SatyamMattoo commented 1 month ago

Hey @josephjclark , While working on the issue, I came across a test in runtime.test.ts that includes data in the workflow steps. I'm a bit confused about this, as the types of Step | Job | Trigger do not include data. Typically, the data should be included inside the state.

Screenshot 2024-05-19 160641

To address this, I've considered adding more validation functions to thevalidate-plan.tsfile. My approach includes:

  1. Validation for the workflow

    const assertWorkflowStructure = (plan: ExecutionPlan) => {
    const { workflow, options } = plan;
    
    if (!workflow || typeof workflow !== 'object') {
    throw new ValidationError('Missing or invalid workflow key in execution plan.');
    }
    
    if (!Array.isArray(workflow.steps)) {
    throw new ValidationError('The workflow.steps key must be an array.');
    }
    
    if (workflow.steps.length === 0) {
    console.warn('Warning: The workflow.steps array is empty.');
    }
    
    workflow.steps.forEach((step, index) => {
    assertStepStructure(step, index);
    });
    
    if (options) {
    assertOptionsStructure(options);
    }
    }; 
  2. Validation for the steps and the options:

const assertStepStructure = (step: Step | Job | Trigger, index: number) => {
  const allowedKeys = ['id', 'name', 'next', 'previous', 'adaptor', 'expression', 'state', 'configuration', 'linker'];

  Object.keys(step).forEach((key) => {
    if (!allowedKeys.includes(key)) {
      throw new ValidationError(`Invalid key "${key}" in step ${step.id || index}.`);
    }
  });
};

const assertOptionsStructure = (options: WorkflowOptions) => {
  const allowedKeys = ['timeout', 'stepTimeout', 'start', 'end', 'sanitize'];

  Object.keys(options).forEach((key) => {
    if (!allowedKeys.includes(key)) {
      console.warn(`Warning: Unrecognized option "${key}" in options object.`);
    }
  });
};

Also, I had a doubt about this statement "A step with an adaptor should also have an expression (steps without expressions are fine)". This basically means if the step has an adaptor, it should have an expression as well, but if an adaptor is missing there is no need for an expression. Have I interpreted it correctly?

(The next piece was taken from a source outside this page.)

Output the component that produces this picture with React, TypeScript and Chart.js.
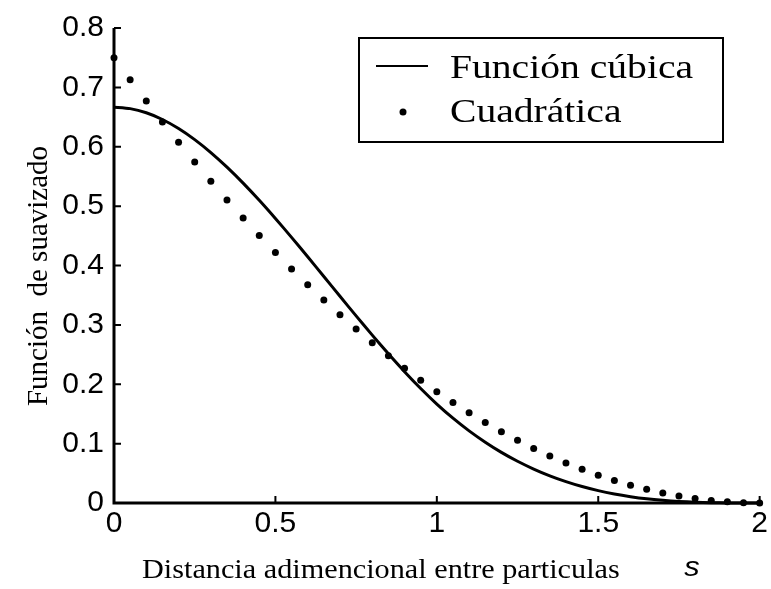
import React, { useEffect, useRef } from "react";
import { Chart, registerables } from "chart.js";

Chart.register(...registerables);

const sValues = [
  0, 0.05, 0.1, 0.15, 0.2, 0.25, 0.3, 0.35, 0.4, 0.45, 0.5, 0.55, 0.6, 0.65, 0.7, 0.75, 0.8, 0.85, 0.9, 0.95,
  1.0, 1.05, 1.1, 1.15, 1.2, 1.25, 1.3, 1.35, 1.4, 1.45, 1.5, 1.55, 1.6, 1.65, 1.7, 1.75, 1.8, 1.85, 1.9, 1.95, 2.0,
];
const cubicValues = [
  0.6667, 0.6642, 0.6572, 0.6459, 0.6307, 0.612, 0.5902, 0.5656, 0.5387, 0.5098, 0.4792, 0.4474, 0.4147, 0.3815,
  0.3482, 0.3151, 0.2827, 0.2513, 0.2212, 0.1929, 0.1667, 0.1429, 0.1215, 0.1024, 0.0853, 0.0703, 0.0572, 0.0458,
  0.036, 0.0277, 0.0208, 0.0152, 0.0107, 0.0071, 0.0045, 0.0026, 0.0013, 0.0006, 0.0002, 0.0, 0.0,
];
const quadraticValues = [
  0.75, 0.713, 0.6769, 0.6417, 0.6075, 0.5742, 0.5419, 0.5105, 0.48, 0.4505, 0.4219, 0.3942, 0.3675, 0.3417, 0.3169,
  0.293, 0.27, 0.248, 0.2269, 0.2067, 0.1875, 0.1692, 0.1519, 0.1355, 0.12, 0.1055, 0.0919, 0.0792, 0.0675, 0.0567,
  0.0469, 0.038, 0.03, 0.023, 0.0169, 0.0117, 0.0075, 0.0042, 0.0019, 0.0005, 0.0,
];
const xTickLabels = ["0", "0.5", "1", "1.5", "2"];
const yTickLabels = ["0", "0.1", "0.2", "0.3", "0.4", "0.5", "0.6", "0.7", "0.8"];
const seriesLabels = ["Función cúbica", "Cuadrática"];
const xTitle = "Distancia adimencional entre particulas";
const xVarLabel = "s";
const yTitle = "Función  de suavizado";

const SERIF = "'Liberation Serif', 'Times New Roman', serif";
const SANS = "'Liberation Sans', Arial, sans-serif";

function drawText(
  ctx: CanvasRenderingContext2D,
  text: string,
  x: number,
  y: number,
  font: string,
  sx: number,
  align: CanvasTextAlign,
  baseline: CanvasTextBaseline,
  rotate = 0
) {
  ctx.save();
  ctx.translate(x, y);
  if (rotate) ctx.rotate(rotate);
  ctx.scale(sx, 1);
  ctx.font = font;
  ctx.fillStyle = "#000";
  ctx.textAlign = align;
  ctx.textBaseline = baseline;
  ctx.fillText(text, 0, 0);
  ctx.restore();
}

const decorPlugin = {
  id: "decor",
  afterDatasetsDraw(chart: any) {
    const ctx: CanvasRenderingContext2D = chart.ctx;
    const { left, right, top, bottom } = chart.chartArea;
    const xs = chart.scales.x;
    const ys = chart.scales.y;
    ctx.save();
    ctx.strokeStyle = "#000";
    // axes
    ctx.lineWidth = 3;
    ctx.beginPath();
    ctx.moveTo(left, top);
    ctx.lineTo(left, bottom);
    ctx.lineTo(right, bottom);
    ctx.stroke();
    // inward ticks
    ctx.lineWidth = 2;
    ctx.beginPath();
    ys.ticks.forEach((t: any) => {
      const py = ys.getPixelForValue(t.value);
      ctx.moveTo(left, py);
      ctx.lineTo(left + 7, py);
    });
    xs.ticks.forEach((t: any) => {
      const px = xs.getPixelForValue(t.value);
      ctx.moveTo(px, bottom);
      ctx.lineTo(px, bottom - 7);
    });
    ctx.stroke();

    // legend box
    const lx = 359, ly = 38, lw = 364, lh = 104;
    ctx.fillStyle = "#fff";
    ctx.fillRect(lx, ly, lw, lh);
    ctx.lineWidth = 2;
    ctx.strokeRect(lx, ly, lw, lh);
    const ds0 = chart.data.datasets[0];
    const ds1 = chart.data.datasets[1];
    ctx.strokeStyle = ds0.borderColor;
    ctx.lineWidth = 2;
    ctx.beginPath();
    ctx.moveTo(376, 66);
    ctx.lineTo(428, 66);
    ctx.stroke();
    ctx.fillStyle = ds1.pointBackgroundColor;
    ctx.beginPath();
    ctx.arc(403, 112, 3.5, 0, Math.PI * 2);
    ctx.fill();
    drawText(ctx, ds0.label, 450, 78, `33px ${SERIF}`, 1.2, "left", "alphabetic");
    drawText(ctx, ds1.label, 450, 122, `33px ${SERIF}`, 1.2, "left", "alphabetic");

    // axis titles
    drawText(ctx, xTitle, 142, 578, `28px ${SERIF}`, 1.08, "left", "alphabetic");
    drawText(ctx, xVarLabel, 692, 576, `italic 28px ${SANS}`, 1.1, "center", "alphabetic");
    drawText(ctx, yTitle, 47, 276, `29px ${SERIF}`, 1, "center", "alphabetic", -Math.PI / 2);
    ctx.restore();
  },
};

export default function App() {
  const ref = useRef<HTMLCanvasElement | null>(null);
  useEffect(() => {
    if (!ref.current) return;
    document.body.style.margin = "0";
    const chart = new Chart(ref.current, {
      type: "line",
      data: {
        datasets: [
          {
            label: seriesLabels[0],
            data: sValues.map((s, i) => ({ x: s, y: cubicValues[i] })),
            borderColor: "#000",
            borderWidth: 3,
            pointRadius: 0,
            fill: false,
            tension: 0.2,
            clip: false as any,
          },
          {
            label: seriesLabels[1],
            data: sValues.map((s, i) => ({ x: s, y: quadraticValues[i] })),
            showLine: false,
            pointRadius: 3.5,
            pointBackgroundColor: "#000",
            pointBorderWidth: 0,
            borderColor: "#000",
            clip: false as any,
          } as any,
        ],
      },
      options: {
        animation: false,
        responsive: false,
        maintainAspectRatio: false,
        layout: { padding: { top: 17, right: 11, left: 0, bottom: 0 } },
        plugins: { legend: { display: false }, tooltip: { enabled: false } },
        scales: {
          x: {
            type: "linear",
            min: 0,
            max: 2,
            grid: { display: false, drawTicks: false },
            border: { display: false },
            ticks: {
              stepSize: 0.5,
              padding: 3,
              color: "#000",
              font: { family: SANS, size: 30 },
              maxRotation: 0,
              callback: (_v: any, i: number) => xTickLabels[i],
            },
            afterFit: (s: any) => {
              s.height = 86;
            },
          },
          y: {
            min: 0,
            max: 0.8,
            grid: { display: false, drawTicks: false },
            border: { display: false },
            ticks: {
              stepSize: 0.1,
              padding: 10,
              color: "#000",
              font: { family: SANS, size: 30 },
              callback: (_v: any, i: number) => yTickLabels[i],
            },
            afterFit: (s: any) => {
              s.width = 114;
            },
          },
        },
      },
      plugins: [decorPlugin],
    });
    return () => chart.destroy();
  }, []);
  return (
    <div style={{ position: "fixed", left: 0, top: 0, width: 771, height: 589, background: "#fff" }}>
      <canvas ref={ref} width={771} height={589} />
    </div>
  );
}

This approach does not break any tests for the runtime except for the one mentioned. Could you please review this and let me know if this aligns with what you had in mind? Additionally, do you have any suggestions or improvements for this approach?

josephjclark commented 1 month ago

Hi @SatyamMattoo ,

That data property looks like an old thing that got missed when refactoring code. Please feel free to update the test!

See these validations implemented in code is making me a little anxious. I'd like to think about this a bit more after I've had my coffee. I'm worried we're being too strict - maybe this should go into the CLI, not the core runtime. I'm not sure - let me think it over.

if the step has an adaptor, it should have an expression as well, but if an adaptor is missing there is no need for an expression.

This is correct!

SatyamMattoo commented 1 month ago

Thank you @josephjclark, I'll update the test accordingly.

Regarding the validations in the code, I completely understand your concern. If you have any further thoughts or suggestions, I will be more than happy to help.

Pin4sf commented 1 month ago

@josephjclark I am also looking into the issue and I think the approach provided by @SatyamMattoo of Custom Validation Functions is correct way to go as here we are validating the structure of the workflow, steps, and options in the execution plan.

I'm worried we're being too strict

Your concern is also valid so I think we can iterate over other approach which can be :-

josephjclark commented 1 month ago

@SatyamMattoo can you open a PR with your work so far please?

@Pin4sf We heavily use JSON schema across our stack - if we were to introduce a schema here, that would be the way to go. But we already have a formal type declaration in TypeScript. I'd rather use that than duplicate it,

Dharssini commented 1 month ago

@josephjclark I am currently working on this issue under C4GT, will raise a PR shortly

josephjclark commented 1 month ago

@Dharssini This is not a C4GT DMP issue. If you want to apply for one of those you have to apply to the portal directly.

This issue is being worked on by @SatyamMattoo and does not require more input. Thanks!